Aber auch bei den Generika steht Sandoz nicht still. Indes will sie sich auf die komplexeren Kopien konzentrieren, vor allem solche, die in gespritzter Form verabreicht werden müssen. Rund neunzehn Kandidaten hat sie in der Entwicklung. Ein Ausstieg aus dem Generikageschäft steht nicht mehr zur Debatte. Laut Saynor sind 60% der Medikamente, die in den nächsten zehn Jahre den Patentschutz verlieren, chemischen Ursprungs. Zudem gebe es zwischen Biosimilars und Generika viele Synergien, ergänzte er.

Profiteur des Hypes um Abnehmspritzen

Auch beim derzeitigen Modethema Abnehmspritzen will Sandoz mitreden. Für sechs von acht Originalpräparaten seien Kopien in Entwicklung, heisst es. In Brasilien, der Türkei und Kanada wird der Patentschutz für Wegovy (Novo Nordisk) bereits 2026 auslaufen. In den USA und Europa wird das ab 2030 der Fall sein. Allfällige Einnahmen davon sind weder in den Prognosen von Sandoz noch in denen der Analysten enthalten. Doch sie sind ein Joker, der in einigen Jahren ausgespielt werden kann.

Dieses enorme Volumenwachstum kann Sandoz nur bewältigen, weil sie auf die Produktionskapazitäten von Zulieferern zurückgreift. Noch während Jahren wird Novartis Biosimilars für Sandoz herstellen. Erst mit dem neuen Werk in Slowenien wird Sandoz über eine eigene Biosimilars-Fabrik verfügen. 2026 wird sie fertig sein und rund zwei Jahre später voll produzieren. Mit dieser Strategie hält Sandoz die Kapitalinvestitionen gering. Rund 2 Mrd. $ jährlich sollten ausreichen und aus dem Cashflow finanzierbar sein.

Investoren lassen sich überzeugen

Seit der Kotierung hat sich die Einstellung der Investoren gegenüber Sandoz grundlegend verändert. Am besten beschreibt den Stimmungsumschwung wohl die Entwicklung des Kurs-Gewinn-Verhältnisses (KGV) auf Basis der Gewinnschätzungen der nächsten zwölf Monate. Lag es zum Zeitpunkt des Börsengangs noch bei rund 10 und im Rahmen anderer Generikahersteller, sind es mittlerweile fast 15, auf Basis des diesjährigen Gewinns sogar 18.
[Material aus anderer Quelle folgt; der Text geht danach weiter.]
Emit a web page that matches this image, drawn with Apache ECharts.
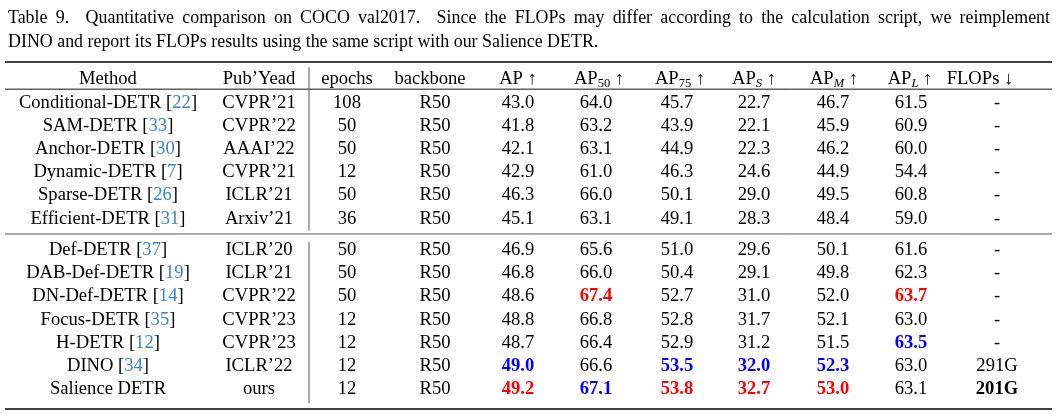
<!DOCTYPE html>
<html>
<head>
<meta charset="utf-8">
<script src="https://cdn.jsdelivr.net/npm/echarts@6/dist/echarts.min.js"></script>
<style>
    html, body { margin: 0; padding: 0; background: #fff; }
    #chart { width: 1062px; height: 417px; }
</style>
</head>
<body>
<div id="chart"></div>
<script>
// table data
const captionLine1 = 'Table 9.  Quantitative comparison on COCO val2017.  Since the FLOPs may differ according to the calculation script, we reimplement';
const captionLine2 = 'DINO and report its FLOPs results using the same script with our Salience DETR.';
const headers = ['Method', 'Pub\u2019Yead', 'epochs', 'backbone', 'AP \u2191', 'AP{s|50} \u2191', 'AP{s|75} \u2191', 'AP{si|S} \u2191', 'AP{si|M} \u2191', 'AP{si|L} \u2191', 'FLOPs \u2193'];
const methods = ['Conditional-DETR', 'SAM-DETR', 'Anchor-DETR', 'Dynamic-DETR', 'Sparse-DETR', 'Efficient-DETR',
    'Def-DETR', 'DAB-Def-DETR', 'DN-Def-DETR', 'Focus-DETR', 'H-DETR', 'DINO', 'Salience DETR'];
const refs = ['22', '33', '30', '7', '26', '31', '37', '19', '14', '35', '12', '34', ''];
const venues = ['CVPR\u201921', 'CVPR\u201922', 'AAAI\u201922', 'CVPR\u201921', 'ICLR\u201921', 'Arxiv\u201921',
    'ICLR\u201920', 'ICLR\u201921', 'CVPR\u201922', 'CVPR\u201923', 'CVPR\u201923', 'ICLR\u201922', 'ours'];
const epochs = [108, 50, 50, 12, 50, 36, 50, 50, 50, 12, 12, 12, 12];
const backbones = ['R50', 'R50', 'R50', 'R50', 'R50', 'R50', 'R50', 'R50', 'R50', 'R50', 'R50', 'R50', 'R50'];
const ap   = [43.0, 41.8, 42.1, 42.9, 46.3, 45.1, 46.9, 46.8, 48.6, 48.8, 48.7, 49.0, 49.2];
const ap50 = [64.0, 63.2, 63.1, 61.0, 66.0, 63.1, 65.6, 66.0, 67.4, 66.8, 66.4, 66.6, 67.1];
const ap75 = [45.7, 43.9, 44.9, 46.3, 50.1, 49.1, 51.0, 50.4, 52.7, 52.8, 52.9, 53.5, 53.8];
const apS  = [22.7, 22.1, 22.3, 24.6, 29.0, 28.3, 29.6, 29.1, 31.0, 31.7, 31.2, 32.0, 32.7];
const apM  = [46.7, 45.9, 46.2, 44.9, 49.5, 48.4, 50.1, 49.8, 52.0, 52.1, 51.5, 52.3, 53.0];
const apL  = [61.5, 60.9, 60.0, 54.4, 60.8, 59.0, 61.6, 62.3, 63.7, 63.0, 63.5, 63.0, 63.1];
const flops = ['-', '-', '-', '-', '-', '-', '-', '-', '-', '-', '-', '291G', '201G'];
const group1Size = 6;

// layout (x in px from table left, y in row units)
const bodyX = [103, 254, 342, 430, 513, 591, 672, 749, 828, 906, 992];
const headX = [103, 254, 342, 425, 513, 594, 675, 749, 829, 905, 975];
const groupGap = 0.35;
const FONT = 'Liberation Serif';
const CAPTION_SIZE = 17.9;
const RED = '#ff0000', BLUE = '#0000ff', REF = '#3d84c6';

function rowY(i) {
    return i < group1Size ? i + 1 : i + 1 + groupGap;
}

// best (red) and second best (blue) inside the second group
function marks(values) {
    let grp = values.slice(group1Size);
    let sorted = [...grp].sort((a, b) => b - a);
    return values.map((v, i) => {
        if (i < group1Size) return null;
        if (v === sorted[0]) return RED;
        if (v === sorted[1]) return BLUE;
        return null;
    });
}

let cells = [];
headers.forEach((h, c) => cells.push({x: headX[c], y: 0, text: h}));
methods.forEach((m, i) => {
    let t = refs[i] ? m + ' [{r|' + refs[i] + '}]' : m;
    cells.push({x: bodyX[0], y: rowY(i), text: t});
    cells.push({x: bodyX[1], y: rowY(i), text: venues[i]});
    cells.push({x: bodyX[2], y: rowY(i), text: String(epochs[i])});
    cells.push({x: bodyX[3], y: rowY(i), text: backbones[i]});
});
[ap, ap50, ap75, apS, apM, apL].forEach((col, k) => {
    let m = marks(col);
    col.forEach((v, i) => {
        cells.push({x: bodyX[4 + k], y: rowY(i), text: v.toFixed(1), color: m[i], bold: !!m[i]});
    });
});
let minFlops = Math.min(...flops.filter(f => f !== '-').map(f => parseFloat(f)));
flops.forEach((f, i) => {
    cells.push({x: bodyX[10], y: rowY(i), text: f, bold: parseFloat(f) === minFlops});
});

// rules: [x1, y1, x2, y2, width, color]
const rules = [
    [0, -0.75, 1047, -0.75, 1.6, '#000'],
    [0, 0.42, 1047, 0.42, 1, '#111'],
    [0, 6.66, 1047, 6.66, 1, '#555'],
    [0, 14.2, 1047, 14.2, 1.6, '#000'],
    [304, -0.53, 304, 6.52, 1, '#555'],
    [304, 7.0, 304, 13.95, 1, '#555']
];

// justified first caption line, like the LaTeX caption
function justifyLine(text, left, right, y) {
    let ctx = document.createElement('canvas').getContext('2d');
    ctx.font = CAPTION_SIZE + 'px "' + FONT + '"';
    let parts = text.split(/( +)/);
    let words = [], weights = [];
    for (let i = 0; i < parts.length; i += 2) {
        words.push(parts[i]);
        if (i + 1 < parts.length) weights.push(parts[i + 1].length);
    }
    let wordsW = words.reduce((s, w) => s + ctx.measureText(w).width, 0);
    let unit = (right - left - wordsW) / weights.reduce((s, w) => s + w, 0);
    let x = left;
    let els = [];
    words.forEach((w, i) => {
        els.push({
            type: 'text', x: x, y: y, silent: true,
            style: {text: w, fontFamily: FONT, fontSize: CAPTION_SIZE, fill: '#000', verticalAlign: 'middle'}
        });
        x += ctx.measureText(w).width + (i < weights.length ? weights[i] * unit : 0);
    });
    return els;
}

let chart = echarts.init(document.getElementById('chart'));
let option = {
    animation: false,
    graphic: justifyLine(captionLine1, 8, 1050, 18).concat([{
        type: 'text', x: 8, y: 42, silent: true,
        style: {text: captionLine2, fontFamily: FONT, fontSize: CAPTION_SIZE, fill: '#000', verticalAlign: 'middle'}
    }]),
    grid: {
        left: 5,
        right: 10,
        top: 62,
        bottom: 8
    },
    xAxis: {
        type: 'value',
        min: 0,
        max: 1047,
        show: false
    },
    yAxis: {
        type: 'value',
        inverse: true,
        min: -0.75,
        max: 14.2,
        show: false
    },
    series: [
        {
            type: 'custom',
            silent: true,
            data: rules.map((r, i) => [r[0], r[1], r[2], r[3], i]),
            renderItem: function (params, api) {
                let p1 = api.coord([api.value(0), api.value(1)]);
                let p2 = api.coord([api.value(2), api.value(3)]);
                let r = rules[api.value(4)];
                return {
                    type: 'line',
                    shape: {x1: p1[0], y1: p1[1], x2: p2[0], y2: p2[1]},
                    style: {stroke: r[5], lineWidth: r[4]}
                };
            }
        },
        {
            type: 'custom',
            silent: true,
            data: cells.map((c, i) => [c.x, c.y, i]),
            renderItem: function (params, api) {
                let c = cells[api.value(2)];
                let p = api.coord([api.value(0), api.value(1)]);
                return {
                    type: 'text',
                    style: {
                        text: c.text,
                        x: p[0],
                        y: p[1],
                        align: 'center',
                        verticalAlign: 'middle',
                        fontFamily: FONT,
                        fontSize: 18.6,
                        fontWeight: c.bold ? 'bold' : 'normal',
                        lineHeight: 22,
                        fill: c.color || '#000',
                        rich: {
                            r: {fill: REF, color: REF, fontFamily: FONT, fontSize: 18.6, lineHeight: 22},
                            s: {fontFamily: FONT, fontSize: 12.5, lineHeight: 13, verticalAlign: 'bottom'},
                            si: {fontFamily: FONT, fontSize: 12.5, fontStyle: 'italic', lineHeight: 13, verticalAlign: 'bottom'}
                        }
                    }
                };
            }
        }
    ]
};
chart.setOption(option);
</script>
</body>
</html>
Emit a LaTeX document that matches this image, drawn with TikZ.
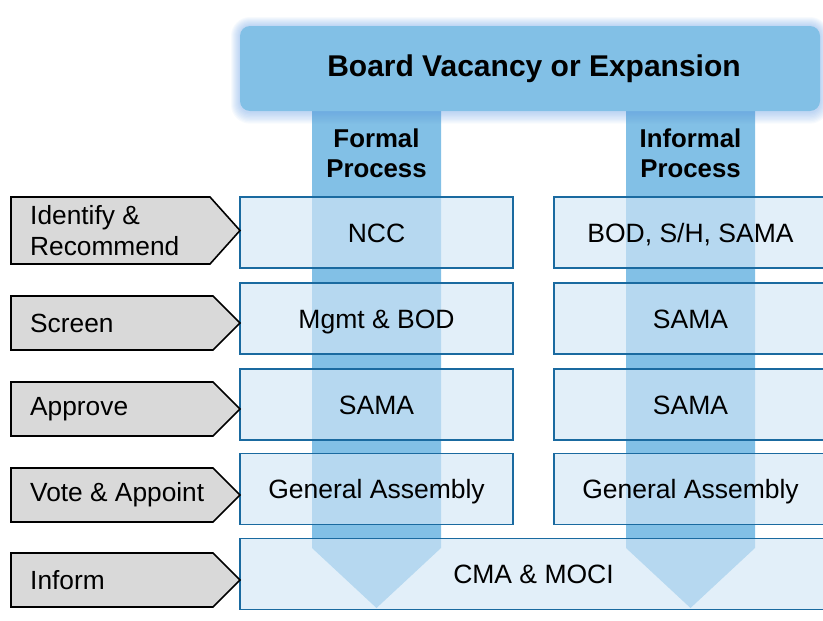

Damit haben die Titel ein Niveau erklommen, das sich mit dem Gewinnpotenzial des Unternehmens nach wie vor erklären lässt. Sandoz kann als Hybrid zwischen einem reinen Generikahersteller und einem Pharmakonzern betrachtet werden. Entsprechend sollte auch die Bewertung zwischen den beiden Polen liegen, wo sie nun auch ist.

Selbst wenn es nicht zu einer weiteren Bewertungsexpansion kommen sollte, bleiben die Aussichten für Sandoz vielversprechend. Die Qualität der Produktpipeline lässt eine helle Zukunft erwarten. The Market geht weiterhin davon aus, dass sich ein Engagement in Sandoz auszahlen wird.